◆ **Short problem**
Which lines hold the word "picture"? Show each of them.

◆ **Given material**
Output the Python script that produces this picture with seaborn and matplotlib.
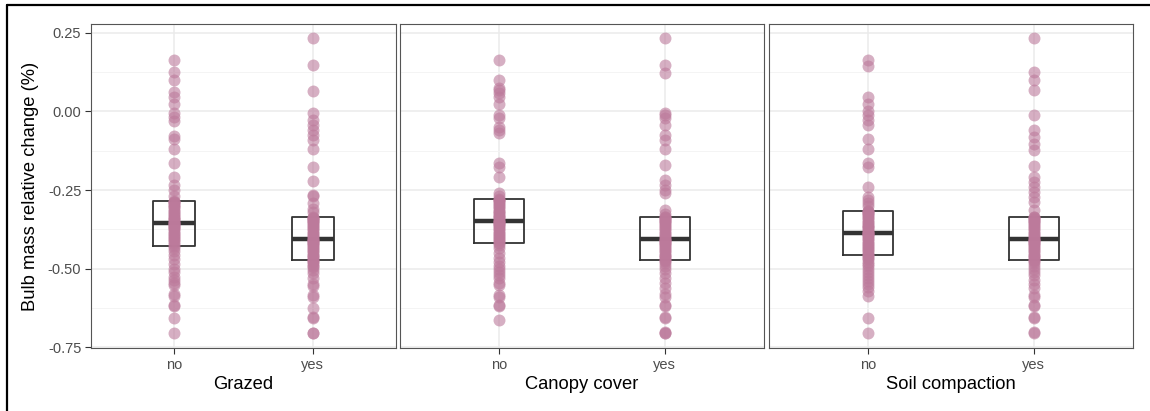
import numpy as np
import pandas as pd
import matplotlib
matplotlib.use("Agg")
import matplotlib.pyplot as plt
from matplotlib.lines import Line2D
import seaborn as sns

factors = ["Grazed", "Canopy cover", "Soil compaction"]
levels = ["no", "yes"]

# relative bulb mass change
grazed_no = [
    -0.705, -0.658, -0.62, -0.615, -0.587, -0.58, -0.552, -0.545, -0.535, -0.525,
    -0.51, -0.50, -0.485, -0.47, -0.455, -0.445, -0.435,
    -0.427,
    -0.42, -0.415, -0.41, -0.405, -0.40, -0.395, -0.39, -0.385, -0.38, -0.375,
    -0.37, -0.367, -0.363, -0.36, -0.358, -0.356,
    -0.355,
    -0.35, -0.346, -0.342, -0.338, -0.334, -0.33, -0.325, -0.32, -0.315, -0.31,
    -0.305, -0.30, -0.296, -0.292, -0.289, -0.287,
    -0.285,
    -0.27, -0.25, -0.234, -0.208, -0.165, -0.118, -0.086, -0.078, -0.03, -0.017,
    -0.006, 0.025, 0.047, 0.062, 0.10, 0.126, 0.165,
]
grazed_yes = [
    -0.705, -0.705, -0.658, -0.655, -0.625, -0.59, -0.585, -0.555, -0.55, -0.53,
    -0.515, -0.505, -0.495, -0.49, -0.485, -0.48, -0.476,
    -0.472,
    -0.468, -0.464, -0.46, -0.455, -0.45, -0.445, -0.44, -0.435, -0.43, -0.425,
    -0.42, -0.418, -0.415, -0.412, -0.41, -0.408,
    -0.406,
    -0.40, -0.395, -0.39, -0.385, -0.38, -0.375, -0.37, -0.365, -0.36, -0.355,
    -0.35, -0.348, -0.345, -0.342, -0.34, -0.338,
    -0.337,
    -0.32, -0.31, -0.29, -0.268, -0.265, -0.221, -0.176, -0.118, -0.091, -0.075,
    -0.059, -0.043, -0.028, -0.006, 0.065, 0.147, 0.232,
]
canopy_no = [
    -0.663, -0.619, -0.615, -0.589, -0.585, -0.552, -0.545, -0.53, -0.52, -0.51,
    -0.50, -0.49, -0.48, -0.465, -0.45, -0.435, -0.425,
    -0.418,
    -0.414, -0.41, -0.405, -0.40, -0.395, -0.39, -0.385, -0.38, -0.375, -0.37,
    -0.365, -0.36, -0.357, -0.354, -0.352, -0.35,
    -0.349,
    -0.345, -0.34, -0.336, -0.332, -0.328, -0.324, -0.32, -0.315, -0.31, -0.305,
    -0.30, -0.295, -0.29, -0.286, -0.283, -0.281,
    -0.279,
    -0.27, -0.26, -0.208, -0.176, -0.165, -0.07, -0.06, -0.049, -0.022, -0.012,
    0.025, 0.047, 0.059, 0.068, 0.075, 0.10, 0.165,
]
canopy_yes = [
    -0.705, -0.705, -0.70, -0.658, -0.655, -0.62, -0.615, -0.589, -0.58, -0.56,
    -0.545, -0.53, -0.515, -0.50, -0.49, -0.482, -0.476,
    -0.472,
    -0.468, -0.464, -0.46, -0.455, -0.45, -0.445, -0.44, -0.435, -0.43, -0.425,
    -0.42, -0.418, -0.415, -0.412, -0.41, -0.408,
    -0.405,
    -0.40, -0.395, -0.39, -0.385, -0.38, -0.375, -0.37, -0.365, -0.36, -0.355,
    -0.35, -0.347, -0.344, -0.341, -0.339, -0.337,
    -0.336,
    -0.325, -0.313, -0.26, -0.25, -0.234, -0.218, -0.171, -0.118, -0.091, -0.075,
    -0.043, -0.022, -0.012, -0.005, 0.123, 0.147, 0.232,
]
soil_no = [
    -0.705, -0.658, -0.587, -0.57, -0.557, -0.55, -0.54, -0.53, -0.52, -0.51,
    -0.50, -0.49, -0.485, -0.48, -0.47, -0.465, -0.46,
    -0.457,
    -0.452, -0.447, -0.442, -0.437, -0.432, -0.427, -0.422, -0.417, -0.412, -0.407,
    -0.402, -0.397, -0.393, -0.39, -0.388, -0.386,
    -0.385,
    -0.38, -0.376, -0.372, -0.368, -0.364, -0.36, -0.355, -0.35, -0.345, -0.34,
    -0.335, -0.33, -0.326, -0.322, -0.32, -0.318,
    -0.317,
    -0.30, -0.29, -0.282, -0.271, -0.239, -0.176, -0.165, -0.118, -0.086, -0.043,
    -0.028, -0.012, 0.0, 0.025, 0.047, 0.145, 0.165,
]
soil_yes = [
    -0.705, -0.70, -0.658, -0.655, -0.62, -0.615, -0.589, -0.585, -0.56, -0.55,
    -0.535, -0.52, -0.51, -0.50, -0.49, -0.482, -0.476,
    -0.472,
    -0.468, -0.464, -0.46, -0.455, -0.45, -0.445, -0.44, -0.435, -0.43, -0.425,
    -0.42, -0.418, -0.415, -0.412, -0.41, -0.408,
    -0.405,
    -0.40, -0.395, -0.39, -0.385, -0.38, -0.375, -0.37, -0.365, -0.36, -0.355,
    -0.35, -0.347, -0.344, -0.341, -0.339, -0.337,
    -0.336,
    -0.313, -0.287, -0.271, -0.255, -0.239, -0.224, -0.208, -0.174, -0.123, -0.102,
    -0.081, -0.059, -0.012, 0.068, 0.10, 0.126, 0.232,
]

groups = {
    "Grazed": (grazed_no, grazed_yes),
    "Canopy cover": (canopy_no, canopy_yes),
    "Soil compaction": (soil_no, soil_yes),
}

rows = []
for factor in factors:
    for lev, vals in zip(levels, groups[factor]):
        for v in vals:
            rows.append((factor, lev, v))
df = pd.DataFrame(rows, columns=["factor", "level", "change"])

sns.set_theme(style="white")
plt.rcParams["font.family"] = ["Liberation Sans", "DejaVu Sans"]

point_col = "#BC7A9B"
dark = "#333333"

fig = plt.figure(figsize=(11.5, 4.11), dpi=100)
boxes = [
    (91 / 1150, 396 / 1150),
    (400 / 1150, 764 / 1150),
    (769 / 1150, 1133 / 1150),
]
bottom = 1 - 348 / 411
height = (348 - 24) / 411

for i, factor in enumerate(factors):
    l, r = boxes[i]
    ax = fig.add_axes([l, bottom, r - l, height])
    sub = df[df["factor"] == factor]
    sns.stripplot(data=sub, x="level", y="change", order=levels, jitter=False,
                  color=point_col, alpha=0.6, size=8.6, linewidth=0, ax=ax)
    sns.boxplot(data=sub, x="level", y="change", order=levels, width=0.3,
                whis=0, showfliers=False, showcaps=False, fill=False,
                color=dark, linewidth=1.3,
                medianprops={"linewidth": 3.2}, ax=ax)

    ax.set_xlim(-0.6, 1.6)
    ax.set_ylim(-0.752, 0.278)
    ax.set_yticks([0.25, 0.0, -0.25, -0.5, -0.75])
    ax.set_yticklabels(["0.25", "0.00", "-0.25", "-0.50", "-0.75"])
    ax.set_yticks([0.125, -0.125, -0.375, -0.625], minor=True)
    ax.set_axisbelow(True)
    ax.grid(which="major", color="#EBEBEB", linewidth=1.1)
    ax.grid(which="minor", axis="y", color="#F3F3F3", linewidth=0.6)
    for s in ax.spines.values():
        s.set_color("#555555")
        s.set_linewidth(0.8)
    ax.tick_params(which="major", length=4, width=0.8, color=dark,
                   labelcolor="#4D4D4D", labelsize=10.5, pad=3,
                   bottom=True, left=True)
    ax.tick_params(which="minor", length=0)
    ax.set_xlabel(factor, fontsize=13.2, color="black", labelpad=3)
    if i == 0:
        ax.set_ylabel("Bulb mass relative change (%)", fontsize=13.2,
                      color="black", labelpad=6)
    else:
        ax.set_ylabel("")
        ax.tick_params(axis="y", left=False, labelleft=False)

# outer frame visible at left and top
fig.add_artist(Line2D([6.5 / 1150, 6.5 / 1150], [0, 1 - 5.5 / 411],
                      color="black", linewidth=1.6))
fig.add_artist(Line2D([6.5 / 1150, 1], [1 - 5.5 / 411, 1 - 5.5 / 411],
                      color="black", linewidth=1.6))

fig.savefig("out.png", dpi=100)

◆ **Final answer**
Output the Python script that produces this picture with seaborn and matplotlib.

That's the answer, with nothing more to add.